Supplied information -
■ ■ ■ ■ ■

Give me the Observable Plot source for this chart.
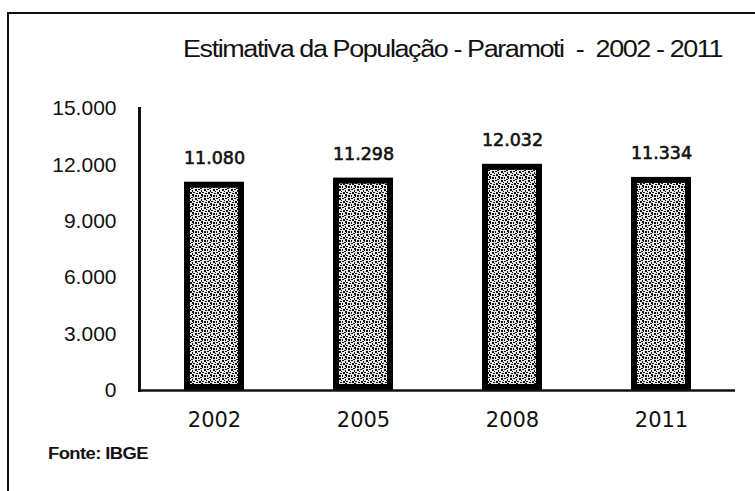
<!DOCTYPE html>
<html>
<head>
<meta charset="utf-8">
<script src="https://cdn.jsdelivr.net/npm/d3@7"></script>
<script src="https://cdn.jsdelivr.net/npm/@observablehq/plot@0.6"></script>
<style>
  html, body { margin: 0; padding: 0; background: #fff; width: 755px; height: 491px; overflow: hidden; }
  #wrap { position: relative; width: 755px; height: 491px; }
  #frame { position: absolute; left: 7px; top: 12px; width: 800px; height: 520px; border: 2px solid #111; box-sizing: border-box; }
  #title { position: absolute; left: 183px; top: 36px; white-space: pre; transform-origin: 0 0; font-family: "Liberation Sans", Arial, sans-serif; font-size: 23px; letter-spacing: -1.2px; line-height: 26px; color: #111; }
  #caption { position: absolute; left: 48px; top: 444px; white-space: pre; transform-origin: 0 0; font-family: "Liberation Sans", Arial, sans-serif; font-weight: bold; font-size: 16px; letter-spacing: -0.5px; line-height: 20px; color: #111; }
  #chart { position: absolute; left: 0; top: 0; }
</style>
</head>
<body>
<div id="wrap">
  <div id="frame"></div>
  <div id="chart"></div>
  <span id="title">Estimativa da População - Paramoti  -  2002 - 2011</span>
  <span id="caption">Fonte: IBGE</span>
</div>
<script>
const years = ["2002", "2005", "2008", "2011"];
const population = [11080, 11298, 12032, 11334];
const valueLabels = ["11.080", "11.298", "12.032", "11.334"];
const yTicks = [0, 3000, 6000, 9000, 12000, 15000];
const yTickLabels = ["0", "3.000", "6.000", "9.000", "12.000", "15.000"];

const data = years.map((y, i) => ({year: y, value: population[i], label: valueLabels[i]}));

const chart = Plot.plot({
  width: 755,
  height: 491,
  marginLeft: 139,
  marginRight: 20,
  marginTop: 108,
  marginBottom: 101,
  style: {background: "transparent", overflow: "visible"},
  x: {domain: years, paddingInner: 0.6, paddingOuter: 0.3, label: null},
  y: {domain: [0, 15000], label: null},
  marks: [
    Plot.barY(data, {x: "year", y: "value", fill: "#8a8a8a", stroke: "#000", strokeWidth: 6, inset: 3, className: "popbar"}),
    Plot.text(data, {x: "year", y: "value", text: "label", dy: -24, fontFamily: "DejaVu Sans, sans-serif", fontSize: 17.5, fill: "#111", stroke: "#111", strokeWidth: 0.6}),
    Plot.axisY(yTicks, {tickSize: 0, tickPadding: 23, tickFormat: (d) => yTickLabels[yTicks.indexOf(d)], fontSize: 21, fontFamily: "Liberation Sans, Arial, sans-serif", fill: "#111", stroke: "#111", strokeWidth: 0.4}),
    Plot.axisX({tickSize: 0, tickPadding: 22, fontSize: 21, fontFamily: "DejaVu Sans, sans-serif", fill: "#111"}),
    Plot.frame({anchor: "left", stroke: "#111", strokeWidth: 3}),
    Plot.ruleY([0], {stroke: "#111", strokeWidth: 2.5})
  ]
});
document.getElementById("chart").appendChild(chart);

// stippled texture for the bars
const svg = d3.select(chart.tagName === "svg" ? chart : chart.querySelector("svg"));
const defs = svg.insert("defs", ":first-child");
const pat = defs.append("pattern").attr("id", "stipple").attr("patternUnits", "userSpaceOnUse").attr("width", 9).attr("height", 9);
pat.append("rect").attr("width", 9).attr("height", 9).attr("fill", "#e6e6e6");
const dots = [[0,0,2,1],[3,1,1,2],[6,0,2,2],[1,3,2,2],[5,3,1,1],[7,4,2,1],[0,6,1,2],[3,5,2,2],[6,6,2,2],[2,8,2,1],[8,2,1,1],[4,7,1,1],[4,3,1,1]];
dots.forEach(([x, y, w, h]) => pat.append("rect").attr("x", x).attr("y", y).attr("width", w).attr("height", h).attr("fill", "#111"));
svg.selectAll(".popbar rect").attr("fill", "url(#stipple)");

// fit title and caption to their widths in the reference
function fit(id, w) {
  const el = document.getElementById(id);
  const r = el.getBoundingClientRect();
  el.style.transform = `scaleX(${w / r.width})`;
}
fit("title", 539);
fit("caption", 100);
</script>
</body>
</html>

■ ■ ■ ■ ■

Restate the entire listing word for word, excluding pictures.

Give me the Observable Plot source for this chart.
<!DOCTYPE html>
<html>
<head>
<meta charset="utf-8">
<script src="https://cdn.jsdelivr.net/npm/d3@7"></script>
<script src="https://cdn.jsdelivr.net/npm/@observablehq/plot@0.6"></script>
<style>
  html, body { margin: 0; padding: 0; background: #fff; width: 755px; height: 491px; overflow: hidden; }
  #wrap { position: relative; width: 755px; height: 491px; }
  #frame { position: absolute; left: 7px; top: 12px; width: 800px; height: 520px; border: 2px solid #111; box-sizing: border-box; }
  #title { position: absolute; left: 183px; top: 36px; white-space: pre; transform-origin: 0 0; font-family: "Liberation Sans", Arial, sans-serif; font-size: 23px; letter-spacing: -1.2px; line-height: 26px; color: #111; }
  #caption { position: absolute; left: 48px; top: 444px; white-space: pre; transform-origin: 0 0; font-family: "Liberation Sans", Arial, sans-serif; font-weight: bold; font-size: 16px; letter-spacing: -0.5px; line-height: 20px; color: #111; }
  #chart { position: absolute; left: 0; top: 0; }
</style>
</head>
<body>
<div id="wrap">
  <div id="frame"></div>
  <div id="chart"></div>
  <span id="title">Estimativa da População - Paramoti  -  2002 - 2011</span>
  <span id="caption">Fonte: IBGE</span>
</div>
<script>
const years = ["2002", "2005", "2008", "2011"];
const population = [11080, 11298, 12032, 11334];
const valueLabels = ["11.080", "11.298", "12.032", "11.334"];
const yTicks = [0, 3000, 6000, 9000, 12000, 15000];
const yTickLabels = ["0", "3.000", "6.000", "9.000", "12.000", "15.000"];

const data = years.map((y, i) => ({year: y, value: population[i], label: valueLabels[i]}));

const chart = Plot.plot({
  width: 755,
  height: 491,
  marginLeft: 139,
  marginRight: 20,
  marginTop: 108,
  marginBottom: 101,
  style: {background: "transparent", overflow: "visible"},
  x: {domain: years, paddingInner: 0.6, paddingOuter: 0.3, label: null},
  y: {domain: [0, 15000], label: null},
  marks: [
    Plot.barY(data, {x: "year", y: "value", fill: "#8a8a8a", stroke: "#000", strokeWidth: 6, inset: 3, className: "popbar"}),
    Plot.text(data, {x: "year", y: "value", text: "label", dy: -24, fontFamily: "DejaVu Sans, sans-serif", fontSize: 17.5, fill: "#111", stroke: "#111", strokeWidth: 0.6}),
    Plot.axisY(yTicks, {tickSize: 0, tickPadding: 23, tickFormat: (d) => yTickLabels[yTicks.indexOf(d)], fontSize: 21, fontFamily: "Liberation Sans, Arial, sans-serif", fill: "#111", stroke: "#111", strokeWidth: 0.4}),
    Plot.axisX({tickSize: 0, tickPadding: 22, fontSize: 21, fontFamily: "DejaVu Sans, sans-serif", fill: "#111"}),
    Plot.frame({anchor: "left", stroke: "#111", strokeWidth: 3}),
    Plot.ruleY([0], {stroke: "#111", strokeWidth: 2.5})
  ]
});
document.getElementById("chart").appendChild(chart);

// stippled texture for the bars
const svg = d3.select(chart.tagName === "svg" ? chart : chart.querySelector("svg"));
const defs = svg.insert("defs", ":first-child");
const pat = defs.append("pattern").attr("id", "stipple").attr("patternUnits", "userSpaceOnUse").attr("width", 9).attr("height", 9);
pat.append("rect").attr("width", 9).attr("height", 9).attr("fill", "#e6e6e6");
const dots = [[0,0,2,1],[3,1,1,2],[6,0,2,2],[1,3,2,2],[5,3,1,1],[7,4,2,1],[0,6,1,2],[3,5,2,2],[6,6,2,2],[2,8,2,1],[8,2,1,1],[4,7,1,1],[4,3,1,1]];
dots.forEach(([x, y, w, h]) => pat.append("rect").attr("x", x).attr("y", y).attr("width", w).attr("height", h).attr("fill", "#111"));
svg.selectAll(".popbar rect").attr("fill", "url(#stipple)");

// fit title and caption to their widths in the reference
function fit(id, w) {
  const el = document.getElementById(id);
  const r = el.getBoundingClientRect();
  el.style.transform = `scaleX(${w / r.width})`;
}
fit("title", 539);
fit("caption", 100);
</script>
</body>
</html>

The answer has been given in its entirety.